Sunday, January 14, 2007

Man,tiger rift deepens

The Times of India Online
Printed from timesofindia.indiatimes.com > India
Man-tiger rift deepens
Abantika Ghosh
[ 12 Jan, 2007 0241hrs ISTTIMES NEWS NETWORK ]

NEW DELHI: Barely a few months into the formation of the National Tiger Conservation Authority, three back-to-back incidents in three tiger reserves across the country over the last one week, have once again brought the problem of man animal conflict into sharp focus. Two tigers and one woman were killed in three separate incidents.

On Wednesday Kishenpur Sanctuary under the Dudhwa tiger reserve in UP, about 35-40 kg meat without any skin or bone was discovered. Senior forest officials visited the spot and sent the meat for DNA testing to the Wildlife Institute of India and the Indian Veterinary Research Institute.

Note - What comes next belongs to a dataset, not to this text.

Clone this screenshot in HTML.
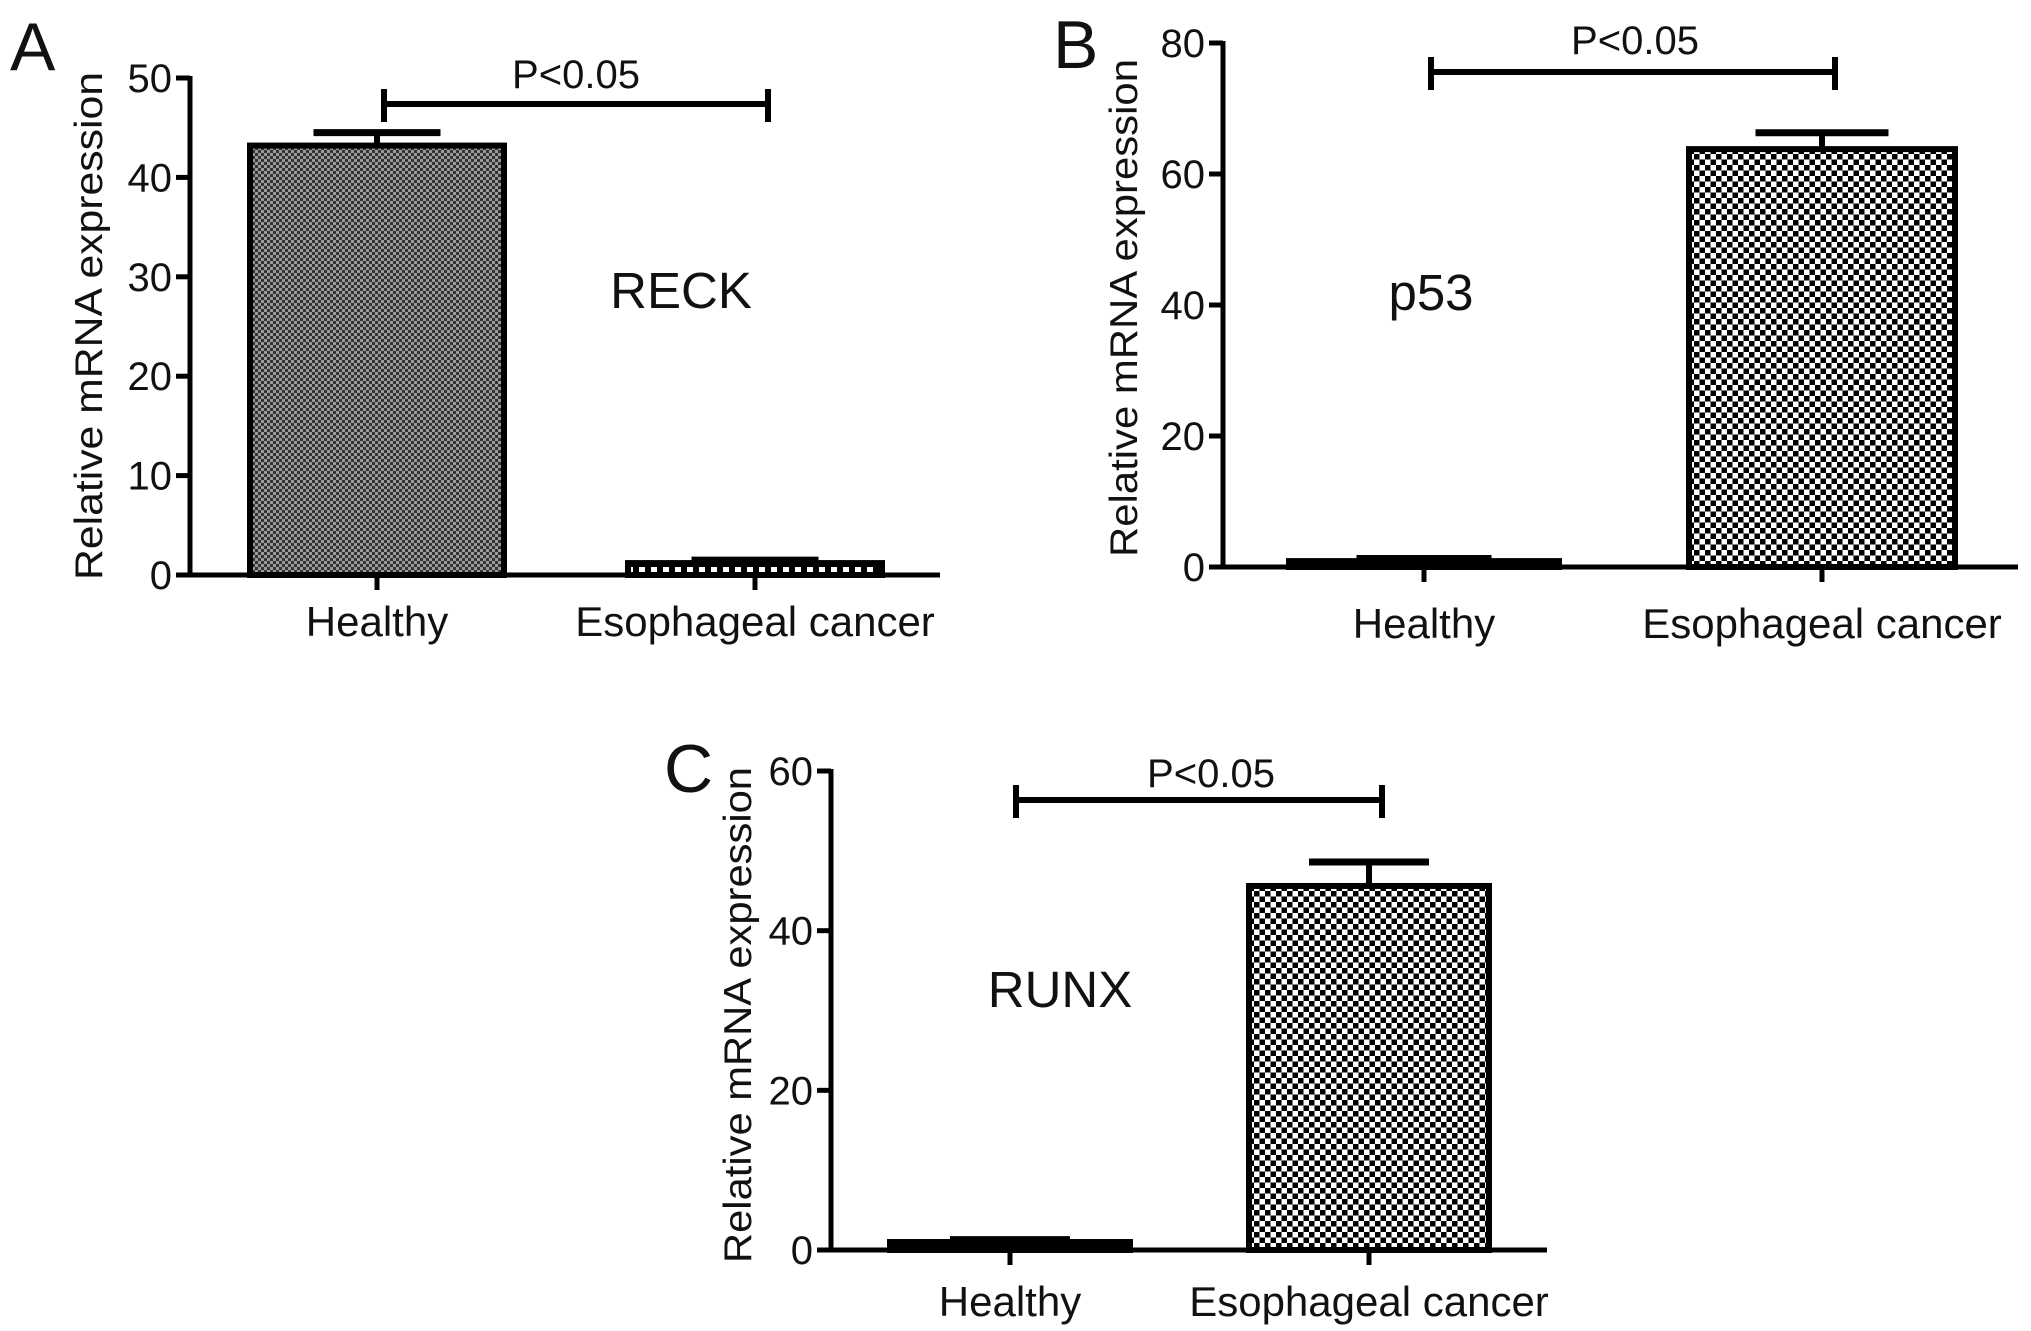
<!DOCTYPE html>
<html><head><meta charset="utf-8"><style>
html,body{margin:0;padding:0;background:#fff;}
svg{display:block;}
text{font-family:"Liberation Sans",Arial,sans-serif;fill:#111;}
</style></head><body>
<svg id="chart" width="2031" height="1331" viewBox="0 0 2031 1331" xmlns="http://www.w3.org/2000/svg">
<defs>
<pattern id="fine" width="6" height="6" patternUnits="userSpaceOnUse">
<rect width="6" height="6" fill="#9a9a9a"/>
<rect width="3" height="3" fill="#333"/><rect x="3" y="3" width="3" height="3" fill="#333"/>
</pattern>
<pattern id="coarse" width="11" height="11" patternUnits="userSpaceOnUse">
<rect width="11" height="11" fill="#fff"/>
<rect width="5.5" height="5.5" fill="#000"/><rect x="5.5" y="5.5" width="5.5" height="5.5" fill="#000"/>
</pattern>
<pattern id="dash" width="12" height="12" patternUnits="userSpaceOnUse">
<rect width="12" height="12" fill="#000"/><rect x="3" y="3" width="6" height="6" fill="#fff"/>
</pattern>
</defs>
</svg>
<script>
const categories = ["Healthy", "Esophageal cancer"];
const valuesA = [43.2, 1.2];
const errorsA = [1.3, 0.3];
const ticksA = [0, 10, 20, 30, 40, 50];
const valuesB = [0.9, 63.8];
const errorsB = [0.4, 2.5];
const ticksB = [0, 20, 40, 60, 80];
const valuesC = [1.0, 45.6];
const errorsC = [0.3, 3.0];
const ticksC = [0, 20, 40, 60];

const svg = document.getElementById('chart');
const NS = 'http://www.w3.org/2000/svg';
function mk(tag, attrs, parent){
  const e = document.createElementNS(NS, tag);
  for (const k in attrs) e.setAttribute(k, attrs[k]);
  (parent||svg).appendChild(e);
  return e;
}
function txt(s, attrs, parent){ const t = mk('text', attrs, parent); t.textContent = s; return t; }

const panels = [
  {id:'a', letter:'A', gene:'RECK', vals:valuesA, errs:errorsA, ticks:ticksA, max:50,
   ax:190, y0:575, ytop:78, xend:940, centers:[377,755], bw:[254,254], fills:['url(#fine)','url(#dash)'],
   sig:{x1:384,x2:768,y:104}, p:{x:576,y:88}, geneLbl:{x:681,y:308}, title:{x:88,y1:72,y2:580},
   lblY:636, letterPos:{x:10,y:70}},
  {id:'b', letter:'B', gene:'p53', vals:valuesB, errs:errorsB, ticks:ticksB, max:80,
   ax:1223, y0:567, ytop:43, xend:2018, centers:[1424,1822], bw:[270,266], fills:['#000','url(#coarse)'],
   sig:{x1:1431,x2:1835,y:72}, p:{x:1635,y:54}, geneLbl:{x:1431,y:310}, title:{x:1123,y1:59,y2:557},
   lblY:638, letterPos:{x:1053,y:68}},
  {id:'c', letter:'C', gene:'RUNX', vals:valuesC, errs:errorsC, ticks:ticksC, max:60,
   ax:831, y0:1250, ytop:771, xend:1547, centers:[1010,1369], bw:[240,240], fills:['url(#dash)','url(#coarse)'],
   sig:{x1:1016,x2:1382,y:800}, p:{x:1211,y:787}, geneLbl:{x:1060,y:1007}, title:{x:737,y1:767,y2:1263},
   lblY:1316, letterPos:{x:664,y:792}}
];

panels.forEach(P => {
  const g = mk('g', {});
  
  
  const y = v => P.y0 - (v / P.max) * (P.y0 - P.ytop);
  P.vals.forEach((v, i) => {
    const cx = P.centers[i], w = P.bw[i];
    const top = y(v);
    const r = mk('rect', {x: cx - w/2, y: top, width: w, height: Math.max(P.y0 - top, 2), fill: P.fills[i], stroke: '#000', 'stroke-width': 6}, g);
    
    
    const ey = y(v + P.errs[i]);
    const eg = mk('g', {stroke: '#000', 'stroke-width': 6}, g);
    
    
    mk('line', {x1: cx, x2: cx, y1: top, y2: ey}, eg);
    mk('line', {x1: cx - w*0.25, x2: cx + w*0.25, y1: ey, y2: ey, 'stroke-width': 7}, eg);
  });
  const axg = mk('g', {stroke: '#000', 'stroke-width': 5}, g);
  
  
  mk('line', {x1: P.ax, x2: P.ax, y1: P.ytop - 2, y2: P.y0 + 2}, axg);
  mk('line', {x1: P.ax - 14, x2: P.xend, y1: P.y0, y2: P.y0}, axg);
  P.centers.forEach(cx => mk('line', {x1: cx, x2: cx, y1: P.y0, y2: P.y0 + 15}, axg));
  P.ticks.forEach(t => {
    mk('line', {x1: P.ax - 14, x2: P.ax, y1: y(t), y2: y(t)}, axg);
    const tl = txt(String(t), {x: P.ax - 18, y: y(t) + 14, 'font-size': 40, 'text-anchor': 'end'}, g);
    
    
  });
  categories.forEach((c, i) => {
    const t = txt(c, {x: P.centers[i], y: P.lblY, 'font-size': 42, 'text-anchor': 'middle'}, g);
    
    
  });
  const tt = txt('Relative mRNA expression', {x: 0, y: 0, 'font-size': 39, 'text-anchor': 'middle',
    transform: 'translate(' + (P.title.x + 14) + ',' + ((P.title.y1 + P.title.y2)/2) + ') rotate(-90)',
    textLength: (P.title.y2 - P.title.y1), lengthAdjust: 'spacingAndGlyphs'}, g);
  
  
  const sg = mk('g', {stroke: '#000', 'stroke-width': 6}, g);
  
  
  mk('line', {x1: P.sig.x1, x2: P.sig.x2, y1: P.sig.y, y2: P.sig.y}, sg);
  mk('line', {x1: P.sig.x1, x2: P.sig.x1, y1: P.sig.y - 15, y2: P.sig.y + 18}, sg);
  mk('line', {x1: P.sig.x2, x2: P.sig.x2, y1: P.sig.y - 15, y2: P.sig.y + 18}, sg);
  const pt = txt('P<0.05', {x: P.p.x, y: P.p.y, 'font-size': 40, 'text-anchor': 'middle'}, g);
  
  
  const gl = txt(P.gene, {x: P.geneLbl.x, y: P.geneLbl.y, 'font-size': 51, 'text-anchor': 'middle'}, g);
  
  
  const lt = txt(P.letter, {x: P.letterPos.x, y: P.letterPos.y, 'font-size': 68}, g);
  
  
});
</script>
</body></html>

Md Hassan, chief wildlife warden of the state said, "The meat had very small amounts of skin attached. Moreover there were absolutely no bones. The two circumstances make it look like a case of tiger poaching. We have sent the meat for forensic examinations but we are working on the hypotheses that it is tiger meat."

On Thursday morning, the partially decomposed body of a dead tiger was fished out of a well in Katwal Village in the Tadoba Andheri Tiger Reserve in Maharshtra. The body has been sent for forensic tests. Forest department sources say it initial suspicions are that this may be a case of retaliatory killing by poisoning. A tiger in the area had over the past few months killed several cows.

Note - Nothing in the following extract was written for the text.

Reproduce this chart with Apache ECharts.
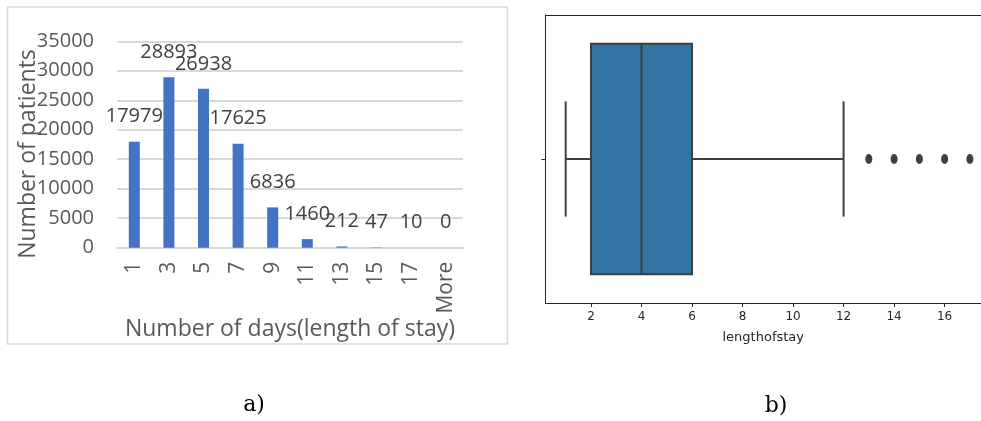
<!DOCTYPE html>
<html>
<head>
<meta charset="utf-8">
<script src="https://cdn.jsdelivr.net/npm/echarts@6/dist/echarts.min.js"></script>
<style>
html,body{margin:0;padding:0;background:#fff;}
#chart{width:981px;height:421px;}
</style>
</head>
<body>
<div id="chart"></div>
<script>
// ---- data (panel a: histogram) ----
const losCategories = ['1', '3', '5', '7', '9', '11', '13', '15', '17', 'More'];
const patientCounts = [17979, 28893, 26938, 17625, 6836, 1460, 212, 47, 10, 0];
const countAxisMax = 35000;
const countAxisStep = 5000;

// ---- data (panel b: boxplot of length of stay) ----
const boxStats = [1, 2, 4, 6, 12];          // min, Q1, median, Q3, max (whisker ends)
const outlierValues = [13, 14, 15, 16, 17];
const stayTicks = [2, 4, 6, 8, 10, 12, 14, 16];
const stayAxisMin = 0.2;
const stayAxisMax = 17.44;

const chart = echarts.init(document.getElementById('chart'), null, {renderer: 'canvas'});

const excelFont = 'Open Sans';
const axisGray = '#595959';
const labelGray = '#404040';
const mplDark = '#262626';
const lineGray = '#3f3f3f';

const option = {
  animation: false,
  grid: [
    {left: 117, top: 41.3, width: 346, height: 206.4, containLabel: false},
    {left: 545.5, top: 15, right: 0, height: 288, show: false}
  ],
  xAxis: [
    {
      type: 'category', gridIndex: 0, data: losCategories,
      axisLine: {show: true, lineStyle: {color: '#d9d9d9', width: 2}},
      axisTick: {show: false},
      axisLabel: {rotate: 90, margin: 14, fontFamily: excelFont, fontSize: 21, color: axisGray},
      name: 'Number of days(length of stay)', nameLocation: 'middle', nameGap: 66,
      nameTextStyle: {fontFamily: excelFont, fontSize: 23, color: axisGray}
    },
    {
      type: 'value', gridIndex: 1, min: stayAxisMin, max: stayAxisMax,
      axisLine: {show: true, onZero: false, lineStyle: {color: mplDark, width: 1}},
      axisTick: {show: true, length: 4, customValues: stayTicks, lineStyle: {color: mplDark}},
      axisLabel: {customValues: stayTicks, margin: 8, fontFamily: 'DejaVu Sans', fontSize: 12, color: mplDark},
      splitLine: {show: false},
      name: 'lengthofstay', nameLocation: 'middle', nameGap: 28,
      nameTextStyle: {fontFamily: 'DejaVu Sans', fontSize: 13, color: mplDark}
    },
    {
      type: 'value', gridIndex: 1, position: 'top', min: stayAxisMin, max: stayAxisMax,
      axisLine: {show: true, onZero: false, lineStyle: {color: mplDark, width: 1}},
      axisTick: {show: false}, axisLabel: {show: false}, splitLine: {show: false}
    }
  ],
  yAxis: [
    {
      type: 'value', gridIndex: 0, min: 0, max: countAxisMax, interval: countAxisStep,
      axisLine: {show: false}, axisTick: {show: false},
      axisLabel: {margin: 23, fontFamily: excelFont, fontSize: 20, color: axisGray,
                  formatter: function (v) { return String(v); }},
      splitLine: {show: true, lineStyle: {color: '#d9d9d9', width: 2}}
    },
    {
      type: 'category', gridIndex: 1, data: [''],
      axisLine: {show: true, onZero: false, lineStyle: {color: mplDark, width: 1}},
      axisTick: {show: true, alignWithLabel: true, length: 4, lineStyle: {color: mplDark}},
      axisLabel: {show: false},
      splitLine: {show: false}
    }
  ],
  series: [
    {
      type: 'bar', xAxisIndex: 0, yAxisIndex: 0, data: patientCounts,
      barWidth: 11,
      itemStyle: {color: '#4472c4'},
      label: {show: true, position: 'top', distance: 15, fontFamily: excelFont, fontSize: 20, color: labelGray}
    },
    {
      type: 'custom', xAxisIndex: 1, yAxisIndex: 1,
      data: [boxStats],
      encode: {x: [0, 1, 2, 3, 4]},
      renderItem: function (params, api) {
        const vMin = api.value(0), q1 = api.value(1), med = api.value(2), q3 = api.value(3), vMax = api.value(4);
        const band = api.size([0, 1])[1];
        const pMin = api.coord([vMin, 0]);
        const pQ1 = api.coord([q1, 0]);
        const pMed = api.coord([med, 0]);
        const pQ3 = api.coord([q3, 0]);
        const pMax = api.coord([vMax, 0]);
        const yc = pMed[1];
        const boxHalf = band * 0.4;
        const capHalf = band * 0.2;
        const ls = {stroke: lineGray, lineWidth: 2, fill: null};
        return {
          type: 'group',
          children: [
            {type: 'line', shape: {x1: pMin[0], y1: yc, x2: pQ1[0], y2: yc}, style: ls},
            {type: 'line', shape: {x1: pQ3[0], y1: yc, x2: pMax[0], y2: yc}, style: ls},
            {type: 'line', shape: {x1: pMin[0], y1: yc - capHalf, x2: pMin[0], y2: yc + capHalf}, style: ls},
            {type: 'line', shape: {x1: pMax[0], y1: yc - capHalf, x2: pMax[0], y2: yc + capHalf}, style: ls},
            {type: 'rect', shape: {x: pQ1[0], y: yc - boxHalf, width: pQ3[0] - pQ1[0], height: boxHalf * 2},
             style: {fill: '#3274a1', stroke: lineGray, lineWidth: 2}},
            {type: 'line', shape: {x1: pMed[0], y1: yc - boxHalf, x2: pMed[0], y2: yc + boxHalf}, style: ls}
          ]
        };
      }
    },
    {
      type: 'scatter', xAxisIndex: 1, yAxisIndex: 1,
      data: outlierValues.map(v => [v, 0]),
      symbol: 'circle', symbolSize: [7, 10],
      itemStyle: {color: lineGray, opacity: 1}
    }
  ],
  graphic: [
    {type: 'rect', silent: true, z: -1,
     shape: {x: 7.5, y: 7, width: 500, height: 337},
     style: {fill: null, stroke: '#d9d9d9', lineWidth: 1.5}},
    {type: 'text', x: 28, y: 154, rotation: Math.PI / 2,
     style: {text: 'Number of patients', font: '23px "Open Sans"', fill: axisGray,
             textAlign: 'center', textVerticalAlign: 'middle'}},
    {type: 'text', x: 254, y: 405,
     style: {text: 'a)', font: '22px "DejaVu Serif"', fill: '#000',
             textAlign: 'center', textVerticalAlign: 'middle'}},
    {type: 'text', x: 776, y: 406,
     style: {text: 'b)', font: '22px "DejaVu Serif"', fill: '#000',
             textAlign: 'center', textVerticalAlign: 'middle'}}
  ]
};
chart.setOption(option);
</script>
</body>
</html>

While the two incidents have left tiger conservationists worried, forest officials in Uttaranchal are gearing up to prevent retaliatory killings like those in the wake of a villager being killed by a tiger in the Terai East division of Corbett National Park in the Surai Range. On January 5, a 32-year-old woman Naro Devi who had gone to the forest to collect firewood, was mauled to death by a tiger. Tempers are running high and the forest department, a particularly worried about the safety of one tigress who has been sighted several times in the area along with her three cubs, has deputed extra personnel to ‘‘talk to the villagers’’.

K Vidyasagar, divisional forest officer of the Terai east division told TOI, "There have been several sightings of the tigress. Though we do not know if she killed the woman, we have made arrangements to ensure her and the cubs’ safety. We have to be careful though so as not to curtail her territory any further in our efforts to ensure their safety." The forest department, he said, has made alternate routes for villagers who go to collect firewood.